GLOVES in Sign Language
Before showing the "That Deaf Guy" comic strip during the warm-up at the start of the ASL class, I asked my ASL students a riddle in ASL (translated as), "In the winters, hearing people wear mittens, Deaf people use gloves, and codas use what?" The students had fun with this riddle. Answer below.
But, first what is the sign for "gloves" in ASL?
Meaning: A covering for the hand worn for protection against cold or dirt and typically having separate parts for each finger and the thumb.
Pronunciation (sign description): Dominant horizontal, "10" hand with its palm facing non-dominant upright flat hand whose palm also faces the dominant palm brushes down the non-dominant palm.

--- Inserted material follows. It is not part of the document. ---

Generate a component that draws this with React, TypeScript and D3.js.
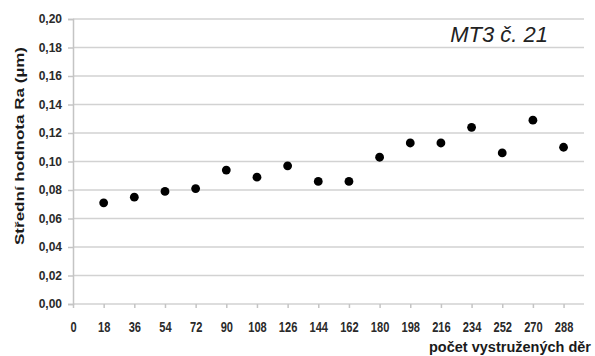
import React, { useEffect, useRef } from 'react'
import * as d3 from 'd3'

// počet vystružených děr
const holes = [18, 36, 54, 72, 90, 108, 126, 144, 162, 180, 198, 216, 234, 252, 270, 288]
// střední hodnota Ra (µm)
const raValues = [0.071, 0.075, 0.079, 0.081, 0.094, 0.089, 0.097, 0.086, 0.086, 0.103, 0.113, 0.113, 0.124, 0.106, 0.129, 0.11]
const xTicks = [0, 18, 36, 54, 72, 90, 108, 126, 144, 162, 180, 198, 216, 234, 252, 270, 288]
const yTicks = [0, 0.02, 0.04, 0.06, 0.08, 0.1, 0.12, 0.14, 0.16, 0.18, 0.2]

const chartTitle = 'MT3 č. 21'
const xTitle = 'počet vystružených děr'
const yTitle = 'Střední hodnota Ra (µm)'

const W = 595
const H = 356

export default function App() {
  const svgRef = useRef<SVGSVGElement>(null)

  useEffect(() => {
    if (!svgRef.current) return
    const svg = d3.select(svgRef.current)
    svg.selectAll('*').remove()

    const left = 73
    const right = 584
    const top = 19
    const bottom = 304

    const x = d3.scaleLinear().domain([0, 300]).range([left, right])
    const y = d3.scaleLinear().domain([0, 0.2]).range([bottom, top])
    const fmt = (v: number) => v.toFixed(2).replace('.', ',')

    // grid lines
    svg.append('g')
      .selectAll('line')
      .data(yTicks)
      .enter()
      .append('line')
      .attr('x1', left)
      .attr('x2', right)
      .attr('y1', (d) => y(d))
      .attr('y2', (d) => y(d))
      .attr('stroke', '#d2d2d2')
      .attr('stroke-width', 1.5)

    // y axis
    const yAxis = svg.append('g')
      .attr('transform', `translate(${left},0)`)
      .call(d3.axisLeft(y).tickValues(yTicks).tickFormat((d) => fmt(Number(d))).tickSize(5).tickPadding(6))
    yAxis.select('.domain').attr('stroke', '#c4c4c4').attr('stroke-width', 1.5)
    yAxis.selectAll('.tick line').attr('stroke', '#c4c4c4').attr('stroke-width', 1.5)
    yAxis.selectAll('.tick text')
      .attr('fill', '#2a2a2a')
      .style('font-family', '"Liberation Sans", Arial, sans-serif')
      .style('font-size', '12px')
      .style('font-weight', 'bold')

    // x axis
    const xAxis = svg.append('g')
      .attr('transform', `translate(0,${bottom})`)
      .call(d3.axisBottom(x).tickValues(xTicks).tickFormat((d) => String(d)).tickSize(4).tickPadding(0))
    xAxis.select('.domain').remove()
    xAxis.selectAll('.tick line').attr('stroke', '#c4c4c4').attr('stroke-width', 1.5)
    xAxis.selectAll('.tick text')
      .attr('fill', '#2a2a2a')
      .attr('y', 28.5)
      .attr('dy', 0)
      .attr('transform', 'scale(0.74,1)')
      .style('font-family', '"Liberation Sans", Arial, sans-serif')
      .style('font-size', '15px')
      .style('font-weight', 'bold')

    // points
    svg.append('g')
      .selectAll('circle')
      .data(holes.map((h, i) => ({ h, v: raValues[i] })))
      .enter()
      .append('circle')
      .attr('cx', (d) => x(d.h))
      .attr('cy', (d) => y(d.v))
      .attr('r', 4.4)
      .attr('fill', '#000')

    // titles
    svg.append('text')
      .attr('x', 548)
      .attr('y', 41.5)
      .attr('text-anchor', 'end')
      .attr('fill', '#222')
      .style('font-family', '"Liberation Sans", Arial, sans-serif')
      .style('font-size', '22px')
      .style('font-style', 'italic')
      .text(chartTitle)

    svg.append('text')
      .attr('x', 591)
      .attr('y', 352)
      .attr('text-anchor', 'end')
      .attr('fill', '#1a1a1a')
      .style('font-family', '"Liberation Sans", Arial, sans-serif')
      .style('font-size', '14.5px')
      .style('font-weight', 'bold')
      .text(xTitle)

    svg.append('text')
      .attr('transform', 'translate(24,146) rotate(-90)')
      .attr('text-anchor', 'middle')
      .attr('fill', '#1a1a1a')
      .attr('textLength', 198)
      .attr('lengthAdjust', 'spacingAndGlyphs')
      .style('font-family', '"Liberation Sans", Arial, sans-serif')
      .style('font-size', '13.5px')
      .style('font-weight', 'bold')
      .text(yTitle)
  }, [])

  return (
    <svg
      ref={svgRef}
      width={W}
      height={H}
      style={{ position: 'absolute', left: 0, top: 0, background: '#fff' }}
    />
  )
}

Repeat with the vice versa. Note that the "10" handshape is not in its firm form. It starts from loose hand into "10" as it moves down the palm.
For those who are not familiar with "coda", codas are (hearing) children of Deaf parents. Codas are known as the "third culture" where they grow up both in hearing and Deaf worlds, speaking two languages in two modalities (visual-spatial and aural-vocal).
Probably like many kids of Deaf parents, my kid never wore MITTENS as it failed one of the criteria -- you know what it is. Maybe GLITTENS, maybe just once or so. It took a bit of effort to put my kid's little cute HANDS (fingers and thumbs) into finger-y knit gloves. Sometimes, her two fingers accidentally ended up sliding into one knit finger, especially when one's in rush.